Indonesian President Joko Widodo has traded barbs with election rival Prabowo Subianto over issues including corruption and law enforcement in their first televised debate three months before the world’s third-biggest democracy goes to the polls.
The April 17 contest mirrors the 2014 race when Widodo narrowly beat the retired general to become the country’s first president from outside its political and military elite. Both have chosen different running mates this time around.
Halfway into the campaign, most opinion polls gave 57-year-old Widodo, popularly known as Jokowi, a healthy double-digit lead over Prabowo.
But with up to a quarter of voters still undecided, the gap may narrow.
On Thursday, during the debate that was broadcast across the vast archipelago, candidates and their running mates were questioned for around two hours over human rights, corruption and terrorism.
Widodo said his team offered “optimism”, while Prabowo, 67, highlighted the poverty and income inequality he said were holding back much of the country’s more than 250 million people.
Dressed in a white shirt, Widodo at times appeared agitated while defending his record, as his rival repeatedly questioned the country’s legal system and endemic corruption.

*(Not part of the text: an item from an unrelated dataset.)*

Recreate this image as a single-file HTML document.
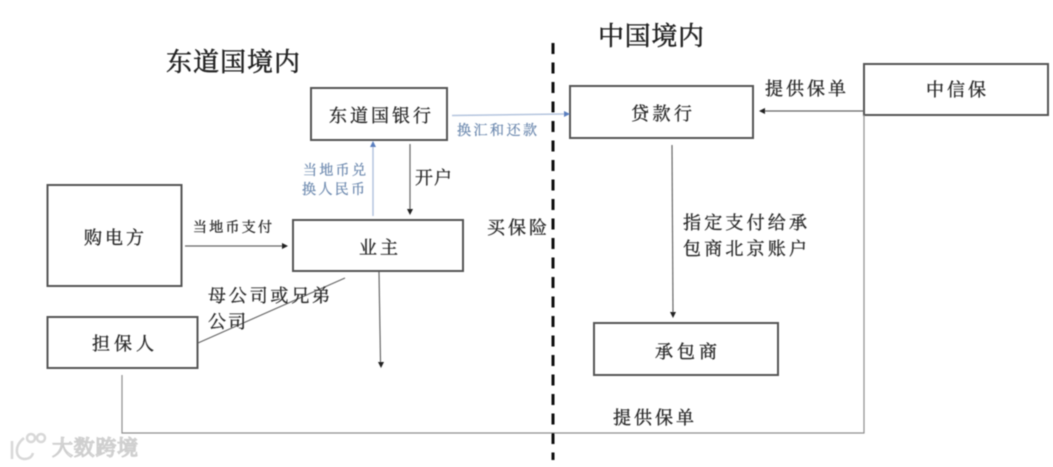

The president’s running mate, Ma’ruf Amin, a 75-year old Muslim scholar, remained conspicuously quiet for much of the two-hour debate, spawning jokes among social media users.
Amin, who was brought in to shore up the president’s Islamic credentials, was a controversial pick for Widodo’s more moderate supporters because of his conservative stance on minority groups and rights issues.
Focus on economy
Prabowo and his running mate, businessperson Sandiaga Uno – both dressed in black suits and red ties – said they would take “drastic” action against corruption convicts, suggesting they could be isolated on a deserted island and given hard labour.
In 2017, Indonesia ranked 90 out of 176 countries in Transparency International’s annual Corruption Perceptions Index.
Prabowo has attacked Widodo’s management of Southeast Asia’s biggest economy, zeroing in on flat growth and income inequality, and promising to boost job creation and investment.
Rights activist Andreas Harsono said neither ticket gave a comprehensive response to tackling abuses or the persecution of minorities such as the LGBT community or the Islamic Ahmadiyah sect.
Prabowo, a former special forces commander, has been accused of abuses, in particular of kidnapping and torturing student activists during the social unrest in 1998 that brought down former authoritarian leader Suharto.
His campaign team has denied the allegations, saying Prabowo did not mastermind the kidnappings but was acting with a team of soldiers on superiors’ orders.
The next debate is scheduled for February 17.